Commit-ID:  8c06c7740d191b9055cb9be920579d5ecdd26303
Gitweb:     https://git.kernel.org/tip/8c06c7740d191b9055cb9be920579d5ecdd26303
Author:     Dave Hansen <dave.han...@linux.intel.com>
AuthorDate: Fri, 6 Apr 2018 13:55:18 -0700
Committer:  Ingo Molnar <mi...@kernel.org>
CommitDate: Thu, 12 Apr 2018 09:06:00 +0200

x86/pti: Leave kernel text global for !PCID

Global pages are bad for hardening because they potentially let an
exploit read the kernel image via a Meltdown-style attack which
makes it easier to find gadgets.

But, global pages are good for performance because they reduce TLB
misses when making user/kernel transitions, especially when PCIDs
are not available, such as on older hardware, or where a hypervisor
has disabled them for some reason.

This patch implements a basic, sane policy: If you have PCIDs, you
only map a minimal amount of kernel text global.  If you do not have
PCIDs, you map all kernel text global.

This policy effectively makes PCIDs something that not only adds
performance but a little bit of hardening as well.

I ran a simple "lseek" microbenchmark[1] to test the benefit on
a modern Atom microserver.  Most of the benefit comes from applying
the series before this patch ("entry only"), but there is still a
signifiant benefit from this patch.

  No Global Lines (baseline  ): 6077741 lseeks/sec
  88 Global Lines (entry only): 7528609 lseeks/sec (+23.9%)
  94 Global Lines (this patch): 8433111 lseeks/sec (+38.8%)

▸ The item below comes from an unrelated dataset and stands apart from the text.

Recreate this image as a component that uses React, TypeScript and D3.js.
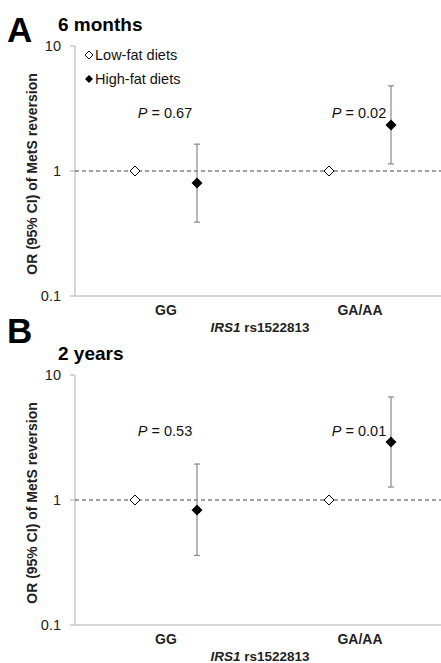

[1.] https://github.com/antonblanchard/will-it-scale/blob/master/tests/lseek1.c

Signed-off-by: Dave Hansen <dave.han...@linux.intel.com>
Cc: Andrea Arcangeli <aarca...@redhat.com>
Cc: Andy Lutomirski <l...@kernel.org>
Cc: Arjan van de Ven <ar...@linux.intel.com>
Cc: Borislav Petkov <b...@alien8.de>
Cc: Dan Williams <dan.j.willi...@intel.com>
Cc: David Woodhouse <dw...@infradead.org>
Cc: Greg Kroah-Hartman <gre...@linuxfoundation.org>
Cc: Hugh Dickins <hu...@google.com>
Cc: Josh Poimboeuf <jpoim...@redhat.com>
Cc: Juergen Gross <jgr...@suse.com>
Cc: Kees Cook <keesc...@google.com>
Cc: Linus Torvalds <torva...@linux-foundation.org>
Cc: Nadav Amit <na...@vmware.com>
Cc: Peter Zijlstra <pet...@infradead.org>
Cc: Thomas Gleixner <t...@linutronix.de>
Cc: linux...@kvack.org
Link: http://lkml.kernel.org/r/20180406205518.e3d98...@viggo.jf.intel.com
Signed-off-by: Ingo Molnar <mi...@kernel.org>
---
 arch/x86/include/asm/pti.h |  2 ++
 arch/x86/mm/init_64.c      |  6 ++++
 arch/x86/mm/pti.c          | 78 +++++++++++++++++++++++++++++++++++++++++++---
 3 files changed, 82 insertions(+), 4 deletions(-)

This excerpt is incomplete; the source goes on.